François Saillant
Brève histoire de la gauche politique au Québec
François Saillant, Brève histoire de la gauche politique au Québec, Montréal, Écosociété, 2020, 272 pages.
Nous connaissons bien François Saillant, le militant inlassable qui a si habilement raconté son parcours dans Le radical de velours (M Éditeur, 2012). Avec sa Brève histoire de la gauche politique au Québec, il nous fait aussi découvrir son talent d’historien.
Cet essai réunit toutes les qualités d’un ouvrage écrit par un chercheur compétent. L’objet d’étude est clairement déterminé, soit l’histoire des partis politiques de la gauche depuis le XIXe siècle, et cela uniquement. La recherche s’appuie sur une importante documentation et sur des sources multiples, exploitées de façon rigoureuse. L’auteur parvient adroitement à suivre le parcours tumultueux de la gauche politique québécoise, non sans mérite, puisque les querelles internes dans les différents groupes et les nombreuses divisions entre des individus partageant souvent des objectifs similaires ne rendent pas la tâche facile aux observateurs.
Selon Saillant, le succès de Québec solidaire, le seul parti très à gauche ayant réussi à faire élire plusieurs députés (si on exclut le Parti québécois, qui n’entre pas dans son cadre d’analyse), est directement lié à sa capacité d’avoir enfin rassemblé un prisme très large de militant·e·s de la gauche. L’étape suivante, soit la prise du pouvoir, semble encore bien éloignée, cependant.
Saillant montre très bien le courage et la force de conviction de tant de personnes qui se sont battues dans tant de partis ne récoltant qu’un mince pourcentage du vote, et qui ne se sont pas laissé abattre pour autant. Notre système politique, et les médias qui en sont les haut-parleurs, ont toujours été très durs pour celle et ceux qui défendent des idées qualifiées de radicales. Ce qui a contraint cette gauche à agir comme Sisyphe, à toujours tenter de remonter la pierre en haut de la montagne, jusqu’à ce qu’elle retombe.
Plus l’histoire de la gauche se rapproche de là où nous en sommes, plus la tâche d’historien devient difficile pour l’auteur. D’abord parce que celles et ceux qui y ont participé l’ont clairement en mémoire et qu’il faut beaucoup de doigté pour bien raconter les événements sans risquer de déplaire. Mais surtout parce que l’auteur est un des personnages du récit qu’il raconte. Pour conserver une certaine neutralité dans la narration, Saillant parle de lui-même à la troisième personne et ce, avec une grande sobriété. Un choix qui se justifie bien à mon avis, qui permet de ne pas créer de rupture de ton entre le récit des événements anciens et rapprochés.
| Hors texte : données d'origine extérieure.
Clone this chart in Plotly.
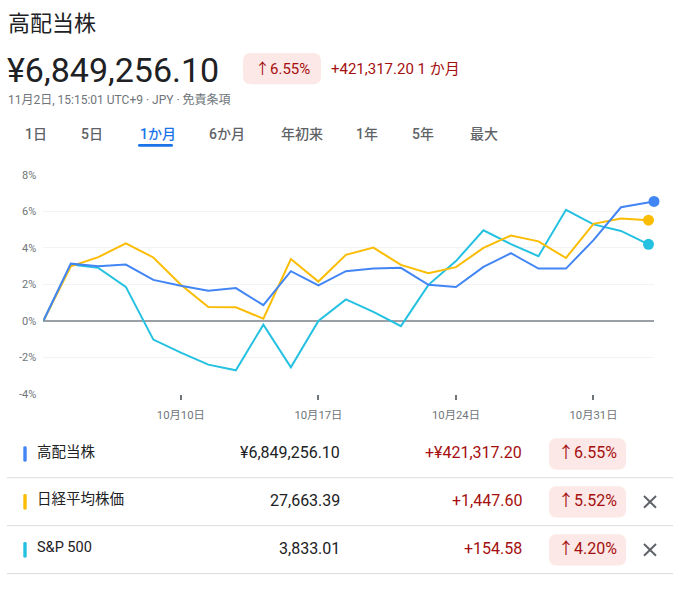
import plotly.graph_objects as go

# ---------------- data ----------------
dates = ["10/3", "10/4", "10/5", "10/6", "10/7", "10/10", "10/11", "10/12", "10/13", "10/14",
         "10/17", "10/18", "10/19", "10/20", "10/21", "10/24", "10/25", "10/26", "10/27", "10/28",
         "10/31", "11/1", "11/2"]
tick_dates = ["10/10", "10/17", "10/24", "10/31"]
tick_labels = ["10月10日", "10月17日", "10月24日", "10月31日"]

series_names = ["高配当株", "日経平均株価", "S&P 500"]
kohaito = [0, 3.14, 3.0, 3.09, 2.25, 1.93, 1.66, 1.8, 0.87, 2.73, 1.95, 2.73, 2.87, 2.91,
           1.98, 1.86, 2.96, 3.71, 2.87, 2.87, 4.43, 6.23, 6.55]
nikkei = [0, 3.0, 3.5, 4.25, 3.48, 1.98, 0.77, 0.75, 0.13, 3.39, 2.16, 3.62, 4.02, 3.07,
          2.62, 2.95, 4.0, 4.68, 4.36, 3.45, 5.32, 5.61, 5.52]
sp500 = [0, 3.09, 2.91, 1.87, -1.02, -1.73, -2.39, -2.70, -0.2, -2.54, 0.0, 1.18, 0.5, -0.28,
         1.98, 3.28, 4.97, 4.21, 3.55, 6.09, 5.29, 4.93, 4.20]
# last quote of the day is later for the portfolio (fraction of a trading day)
last_quote_offset = [0.2, 0.0, 0.0]

y_ticks = [-4, -2, 0, 2, 4, 6, 8]

prices = ["¥6,849,256.10", "27,663.39", "3,833.01"]
changes = ["+¥421,317.20", "+1,447.60", "+154.58"]
pcts = ["6.55%", "5.52%", "4.20%"]
removable = [False, True, True]

header_title = "高配当株"
header_price = "¥6,849,256.10"
header_pct = "6.55%"
header_change = "+421,317.20 1 か月"
header_sub = "11月2日, 15:15:01 UTC+9 · JPY · 免責条項"
tabs = ["1日", "5日", "1か月", "6か月", "年初来", "1年", "5年", "最大"]
active_tab = "1か月"

# ---------------- styles ----------------
W, H = 681, 594
colors = ["#4285f4", "#fbbc04", "#24c1e0"]
RED = "#a50e0e"
PINK = "#fce8e6"
DARK = "#202124"
GREY = "#70757a"
TABGREY = "#5f6368"
BLUE = "#1a73e8"
FONT = "Roboto, 'Noto Sans CJK JP', sans-serif"


def X(p):
    return p / W


def Y(p):
    return 1 - p / H


def rrect_path(x0, y0, x1, y1, r):
    def P(a, b):
        return f"{X(a):.6f},{Y(b):.6f}"
    return (f"M {P(x0 + r, y0)} L {P(x1 - r, y0)} Q {P(x1, y0)} {P(x1, y0 + r)} "
            f"L {P(x1, y1 - r)} Q {P(x1, y1)} {P(x1 - r, y1)} L {P(x0 + r, y1)} "
            f"Q {P(x0, y1)} {P(x0, y1 - r)} L {P(x0, y0 + r)} Q {P(x0, y0)} {P(x0 + r, y0)} Z")


fig = go.Figure()

all_series = [kohaito, nikkei, sp500]
order = [2, 1, 0]  # blue drawn on top
for i in order:
    vals = all_series[i]
    xs = list(range(len(vals)))
    xs[-1] = xs[-1] + last_quote_offset[i]
    fig.add_trace(go.Scatter(x=xs, y=vals, mode="lines", name=series_names[i],
                             line=dict(color=colors[i], width=2), cliponaxis=False,
                             hoverinfo="skip"))
for i in order:
    vals = all_series[i]
    fig.add_trace(go.Scatter(x=[len(vals) - 1 + last_quote_offset[i]], y=[vals[-1]],
                             mode="markers", marker=dict(color=colors[i], size=11),
                             cliponaxis=False, hoverinfo="skip", showlegend=False))

plot_left, plot_right = 43.3, 654.0
plot_top, plot_bottom = 172.7, 396.7

fig.update_layout(
    width=W, height=H,
    margin=dict(l=0, r=0, t=0, b=0, pad=0),
    paper_bgcolor="white", plot_bgcolor="white",
    showlegend=False,
    font=dict(family=FONT),
    xaxis=dict(domain=[X(plot_left), X(plot_right)], range=[0, 22.2],
               tickvals=[dates.index(d) for d in tick_dates], ticktext=tick_labels,
               ticks="outside", ticklen=5, tickwidth=1.5, tickcolor="#70757a",
               ticklabelstandoff=5,
               showgrid=False, zeroline=False, showline=False,
               tickfont=dict(size=11.3, color=GREY, family=FONT), fixedrange=True),
    yaxis=dict(domain=[Y(plot_bottom), Y(plot_top)], range=[-4, 8],
               tickvals=y_ticks, ticktext=[f"{v}%" for v in y_ticks],
               showgrid=True, gridcolor="#f1f3f4", gridwidth=1,
               zeroline=True, zerolinecolor="#9aa0a6", zerolinewidth=1.5,
               showline=False, ticks="", ticklabelstandoff=6,
               tickfont=dict(size=11, color=GREY, family=FONT), fixedrange=True),
)

ann = []
shapes = []


def text(x, y, s, size, color, xanchor="left", weight=None):
    f = dict(size=size, color=color, family=FONT)
    if weight:
        f["weight"] = weight
    ann.append(dict(x=X(x), y=Y(y), xref="paper", yref="paper", text=s, showarrow=False,
                    xanchor=xanchor, yanchor="middle", font=f))


# header
text(6, 18, header_title, 22, DARK)
text(5, 65, header_price, 34, DARK)
shapes.append(dict(type="path", xref="paper", yref="paper", path=rrect_path(243, 48, 321, 80, 8),
                   fillcolor=PINK, line=dict(width=0)))
text(282, 64, "↑" + header_pct, 15, RED, "center")
text(329, 64, header_change, 15, RED)
text(6, 96, header_sub, 12, GREY)

# tabs
tab_x = [23, 79, 138, 207, 279, 354, 410, 468]
for t, tx in zip(tabs, tab_x):
    text(tx, 131, t, 14, BLUE if t == active_tab else TABGREY, "left", 500)
shapes.append(dict(type="path", xref="paper", yref="paper", path=rrect_path(138, 141, 173, 144, 1.5),
                   fillcolor=BLUE, line=dict(width=0)))

# table
row_y = [458, 507, 556]
for i, name in enumerate(series_names):
    cy = row_y[i]
    shapes.append(dict(type="path", xref="paper", yref="paper",
                       path=rrect_path(23.3, cy - 8, 26.7, cy + 8, 1.5),
                       fillcolor=colors[i], line=dict(width=0)))
    text(35, cy - 2, name, 14.5, DARK)
    text(342, cy - 1, prices[i], 16, DARK, "right")
    text(524, cy - 1, changes[i], 16, RED, "right")
    shapes.append(dict(type="path", xref="paper", yref="paper",
                       path=rrect_path(549, cy - 16, 626, cy + 16, 8),
                       fillcolor=PINK, line=dict(width=0)))
    text(587.5, cy - 1, "↑" + pcts[i], 16, RED, "center")
    shapes.append(dict(type="line", xref="paper", yref="paper", x0=X(7), x1=X(673),
                       y0=Y(cy + 24.3), y1=Y(cy + 24.3), line=dict(color="#dadce0", width=1)))
    if removable[i]:
        for (a, b, c, d) in [(644, cy - 6, 656, cy + 6), (644, cy + 6, 656, cy - 6)]:
            shapes.append(dict(type="line", xref="paper", yref="paper", x0=X(a), y0=Y(b),
                               x1=X(c), y1=Y(d), line=dict(color=TABGREY, width=2)))

fig.update_layout(annotations=ann, shapes=shapes)

fig.write_html("out.html", config={"displayModeBar": False})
Le livre de Saillant est un bel hommage à ces nombreux Don Quichotte qui se sont battus et se battent encore pour de très nobles idéaux dans un contexte peu favorable. Sans les idéaliser, sans en ignorer les faiblesses, il montre que malgré leurs échecs politiques, leurs idées continuent à avancer. Ces idées demeurent essentielles, et aujourd’hui, avec QS pour les soutenir, nous dit l’auteur, elles sont en meilleure position qu’elles ne l’ont jamais été.